(TO DO):
Transcribe the records below in full; pictures stay out of the copy.

Plotting code records:
++++++++++
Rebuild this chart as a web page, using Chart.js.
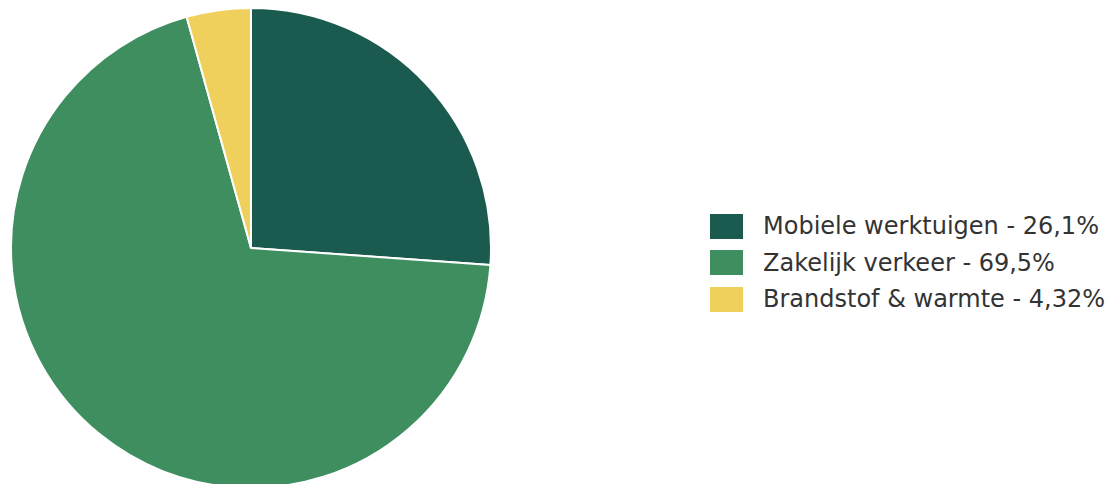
<!DOCTYPE html>
<html>
<head>
<meta charset="utf-8">
<script src="https://cdn.jsdelivr.net/npm/chart.js@4"></script>
<style>
  html, body { margin: 0; padding: 0; background: #fff; overflow: hidden; }
  body { width: 1115px; height: 484px; position: relative; font-family: 'DejaVu Sans', sans-serif; }
  #pieWrap { position: absolute; left: 10px; top: 7px; width: 482px; height: 482px; }
  #legend { position: absolute; left: 710px; top: 208px; }
  .item { display: flex; align-items: center; height: 36.5px; }
  .box { width: 33px; height: 25px; margin-right: 20px; }
  .label { font-size: 24px; color: #333; white-space: nowrap; }
</style>
</head>
<body>
<div id="pieWrap"><canvas id="pie"></canvas></div>
<div id="legend"></div>
<script>
// Data
const categories = ['Mobiele werktuigen', 'Zakelijk verkeer', 'Brandstof & warmte'];
const shares = [26.1, 69.5, 4.32];
const shareLabels = ['26,1%', '69,5%', '4,32%'];
const colors = ['#1B5A4F', '#3F8E60', '#F0D05C'];

const ctx = document.getElementById('pie').getContext('2d');
new Chart(ctx, {
    type: 'pie',
    data: {
        labels: categories,
        datasets: [{
            data: shares,
            backgroundColor: colors,
            borderColor: '#ffffff',
            borderWidth: 2
        }]
    },
    options: {
        responsive: true,
        maintainAspectRatio: false,
        animation: false,
        layout: { padding: 0 },
        plugins: {
            legend: { display: false },
            tooltip: { enabled: false }
        }
    }
});

// Legend
const legendEl = document.getElementById('legend');
categories.forEach((name, i) => {
    const item = document.createElement('div');
    item.className = 'item';
    item.innerHTML = `<div class="box" style="background:${colors[i]}"></div><span class="label">${name.replace('&', '&amp;')} - ${shareLabels[i]}</span>`;
    legendEl.appendChild(item);
});
</script>
</body>
</html>
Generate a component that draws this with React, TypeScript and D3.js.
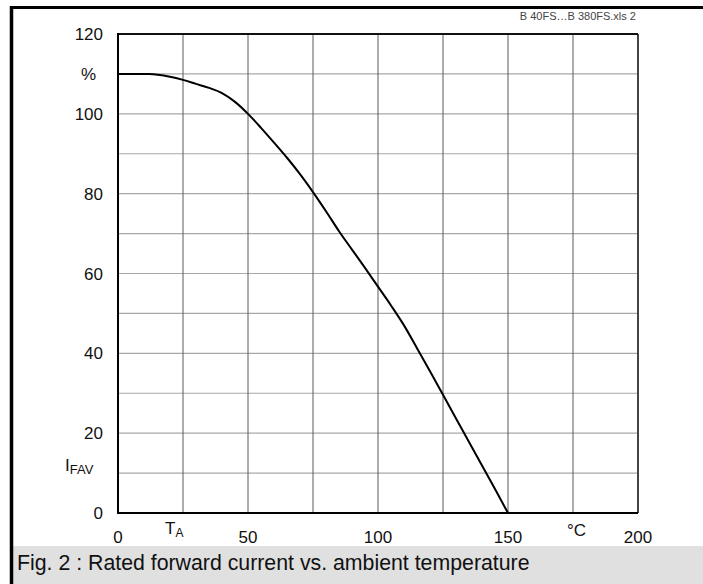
import React from "react";
import * as d3 from "d3";

const temps = [0, 12, 20, 25, 30, 35, 40, 45, 50, 55, 60, 65, 70, 75, 80, 85, 90, 95, 100, 105, 110, 115, 120, 125, 130, 135, 140, 145, 150];
const currents = [110, 110, 109.3, 108.5, 107.5, 106.5, 105.2, 103, 100, 96.5, 92.8, 89, 84.9, 80.4, 75.6, 70.6, 66, 61.4, 56.7, 52, 47, 41.3, 35.5, 29.6, 23.7, 17.8, 11.9, 6, 0];
const xTickLabels = [0, 50, 100, 150, 200];
const yTickLabels = [0, 20, 40, 60, 80, 100, 120];
const xGrid = d3.range(0, 201, 25);
const yGrid = d3.range(0, 121, 10);

const W = 703;
const H = 584;
const FONT = "Arial, 'Liberation Sans', Helvetica, sans-serif";

export default function App() {
  const x = d3.scaleLinear().domain([0, 200]).range([118, 638]);
  const y = d3.scaleLinear().domain([0, 120]).range([513, 34]);
  const line = d3
    .line<number>()
    .x((_, i) => x(temps[i]))
    .y((d) => y(d))
    .curve(d3.curveMonotoneX);

  return (
    <svg
      width={W}
      height={H}
      style={{ position: "absolute", left: 0, top: 0, background: "#fff" }}
      fontFamily={FONT}
    >
      <rect x={0} y={0} width={W} height={H} fill="#fff" />
      {/* caption band */}
      <rect x={12} y={546} width={W - 12} height={H - 546} fill="#e0e0e0" />
      <text x={17} y={570} fontSize={21.3} fill="#111">
        Fig. 2 : Rated forward current vs. ambient temperature
      </text>
      {/* outer frame */}
      <line x1={11.5} x2={11.5} y1={6} y2={H} stroke="#000" strokeWidth={3.5} />
      <line x1={10} x2={W} y1={7.5} y2={7.5} stroke="#000" strokeWidth={3} />
      <text x={636} y={20} fontSize={11} fill="#444" textAnchor="end">
        B 40FS…B 380FS.xls 2
      </text>
      {/* grid */}
      {yGrid.map((v) => (
        <line key={"h" + v} x1={x(0)} x2={x(200)} y1={y(v)} y2={y(v)} stroke="#a8a8a8" strokeWidth={1.2} />
      ))}
      {xGrid.map((v) => (
        <line key={"v" + v} x1={x(v)} x2={x(v)} y1={y(0)} y2={y(120)} stroke="#5a5a5a" strokeWidth={1} />
      ))}
      {/* plot frame */}
      <line x1={x(200)} x2={x(200)} y1={y(0)} y2={y(120)} stroke="#444" strokeWidth={2} />
      <line x1={x(0)} x2={x(200)} y1={y(120)} y2={y(120)} stroke="#111" strokeWidth={2} />
      <line x1={x(0)} x2={x(200)} y1={y(0)} y2={y(0)} stroke="#000" strokeWidth={2} />
      <line x1={x(0)} x2={x(0)} y1={y(0) + 1} y2={y(120) - 1} stroke="#000" strokeWidth={2} />
      {/* curve */}
      <path d={line(currents) || ""} fill="none" stroke="#000" strokeWidth={2} />
      {/* y tick labels */}
      {yTickLabels.map((v) => (
        <text key={"yl" + v} x={103} y={y(v)} dy="0.36em" fontSize={17} textAnchor="end" fill="#111">
          {v}
        </text>
      ))}
      <text x={96} y={y(110)} dy="0.36em" fontSize={17} textAnchor="end" fill="#111">
        %
      </text>
      <text x={65} y={471} fontSize={17} fill="#111">
        I<tspan fontSize={13} dy={3}>FAV</tspan>
      </text>
      {/* x tick labels */}
      {xTickLabels.map((v) => (
        <text key={"xl" + v} x={x(v)} y={543} fontSize={17} textAnchor="middle" fill="#111">
          {v}
        </text>
      ))}
      <text x={165} y={534} fontSize={17} fill="#111">
        T<tspan fontSize={12} dy={3}>A</tspan>
      </text>
      <text x={567} y={536} fontSize={17} fill="#111">
        °C
      </text>
    </svg>
  );
}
++++++++++
(TASK OUTPUT):
Rebuild this chart as a web page, using Chart.js.
<!DOCTYPE html>
<html>
<head>
<meta charset="utf-8">
<script src="https://cdn.jsdelivr.net/npm/chart.js@4"></script>
<style>
  html, body { margin: 0; padding: 0; background: #fff; overflow: hidden; }
  body { width: 1115px; height: 484px; position: relative; font-family: 'DejaVu Sans', sans-serif; }
  #pieWrap { position: absolute; left: 10px; top: 7px; width: 482px; height: 482px; }
  #legend { position: absolute; left: 710px; top: 208px; }
  .item { display: flex; align-items: center; height: 36.5px; }
  .box { width: 33px; height: 25px; margin-right: 20px; }
  .label { font-size: 24px; color: #333; white-space: nowrap; }
</style>
</head>
<body>
<div id="pieWrap"><canvas id="pie"></canvas></div>
<div id="legend"></div>
<script>
// Data
const categories = ['Mobiele werktuigen', 'Zakelijk verkeer', 'Brandstof & warmte'];
const shares = [26.1, 69.5, 4.32];
const shareLabels = ['26,1%', '69,5%', '4,32%'];
const colors = ['#1B5A4F', '#3F8E60', '#F0D05C'];

const ctx = document.getElementById('pie').getContext('2d');
new Chart(ctx, {
    type: 'pie',
    data: {
        labels: categories,
        datasets: [{
            data: shares,
            backgroundColor: colors,
            borderColor: '#ffffff',
            borderWidth: 2
        }]
    },
    options: {
        responsive: true,
        maintainAspectRatio: false,
        animation: false,
        layout: { padding: 0 },
        plugins: {
            legend: { display: false },
            tooltip: { enabled: false }
        }
    }
});

// Legend
const legendEl = document.getElementById('legend');
categories.forEach((name, i) => {
    const item = document.createElement('div');
    item.className = 'item';
    item.innerHTML = `<div class="box" style="background:${colors[i]}"></div><span class="label">${name.replace('&', '&amp;')} - ${shareLabels[i]}</span>`;
    legendEl.appendChild(item);
});
</script>
</body>
</html>
Generate a component that draws this with React, TypeScript and D3.js.
import React from "react";
import * as d3 from "d3";

const temps = [0, 12, 20, 25, 30, 35, 40, 45, 50, 55, 60, 65, 70, 75, 80, 85, 90, 95, 100, 105, 110, 115, 120, 125, 130, 135, 140, 145, 150];
const currents = [110, 110, 109.3, 108.5, 107.5, 106.5, 105.2, 103, 100, 96.5, 92.8, 89, 84.9, 80.4, 75.6, 70.6, 66, 61.4, 56.7, 52, 47, 41.3, 35.5, 29.6, 23.7, 17.8, 11.9, 6, 0];
const xTickLabels = [0, 50, 100, 150, 200];
const yTickLabels = [0, 20, 40, 60, 80, 100, 120];
const xGrid = d3.range(0, 201, 25);
const yGrid = d3.range(0, 121, 10);

const W = 703;
const H = 584;
const FONT = "Arial, 'Liberation Sans', Helvetica, sans-serif";

export default function App() {
  const x = d3.scaleLinear().domain([0, 200]).range([118, 638]);
  const y = d3.scaleLinear().domain([0, 120]).range([513, 34]);
  const line = d3
    .line<number>()
    .x((_, i) => x(temps[i]))
    .y((d) => y(d))
    .curve(d3.curveMonotoneX);

  return (
    <svg
      width={W}
      height={H}
      style={{ position: "absolute", left: 0, top: 0, background: "#fff" }}
      fontFamily={FONT}
    >
      <rect x={0} y={0} width={W} height={H} fill="#fff" />
      {/* caption band */}
      <rect x={12} y={546} width={W - 12} height={H - 546} fill="#e0e0e0" />
      <text x={17} y={570} fontSize={21.3} fill="#111">
        Fig. 2 : Rated forward current vs. ambient temperature
      </text>
      {/* outer frame */}
      <line x1={11.5} x2={11.5} y1={6} y2={H} stroke="#000" strokeWidth={3.5} />
      <line x1={10} x2={W} y1={7.5} y2={7.5} stroke="#000" strokeWidth={3} />
      <text x={636} y={20} fontSize={11} fill="#444" textAnchor="end">
        B 40FS…B 380FS.xls 2
      </text>
      {/* grid */}
      {yGrid.map((v) => (
        <line key={"h" + v} x1={x(0)} x2={x(200)} y1={y(v)} y2={y(v)} stroke="#a8a8a8" strokeWidth={1.2} />
      ))}
      {xGrid.map((v) => (
        <line key={"v" + v} x1={x(v)} x2={x(v)} y1={y(0)} y2={y(120)} stroke="#5a5a5a" strokeWidth={1} />
      ))}
      {/* plot frame */}
      <line x1={x(200)} x2={x(200)} y1={y(0)} y2={y(120)} stroke="#444" strokeWidth={2} />
      <line x1={x(0)} x2={x(200)} y1={y(120)} y2={y(120)} stroke="#111" strokeWidth={2} />
      <line x1={x(0)} x2={x(200)} y1={y(0)} y2={y(0)} stroke="#000" strokeWidth={2} />
      <line x1={x(0)} x2={x(0)} y1={y(0) + 1} y2={y(120) - 1} stroke="#000" strokeWidth={2} />
      {/* curve */}
      <path d={line(currents) || ""} fill="none" stroke="#000" strokeWidth={2} />
      {/* y tick labels */}
      {yTickLabels.map((v) => (
        <text key={"yl" + v} x={103} y={y(v)} dy="0.36em" fontSize={17} textAnchor="end" fill="#111">
          {v}
        </text>
      ))}
      <text x={96} y={y(110)} dy="0.36em" fontSize={17} textAnchor="end" fill="#111">
        %
      </text>
      <text x={65} y={471} fontSize={17} fill="#111">
        I<tspan fontSize={13} dy={3}>FAV</tspan>
      </text>
      {/* x tick labels */}
      {xTickLabels.map((v) => (
        <text key={"xl" + v} x={x(v)} y={543} fontSize={17} textAnchor="middle" fill="#111">
          {v}
        </text>
      ))}
      <text x={165} y={534} fontSize={17} fill="#111">
        T<tspan fontSize={12} dy={3}>A</tspan>
      </text>
      <text x={567} y={536} fontSize={17} fill="#111">
        °C
      </text>
    </svg>
  );
}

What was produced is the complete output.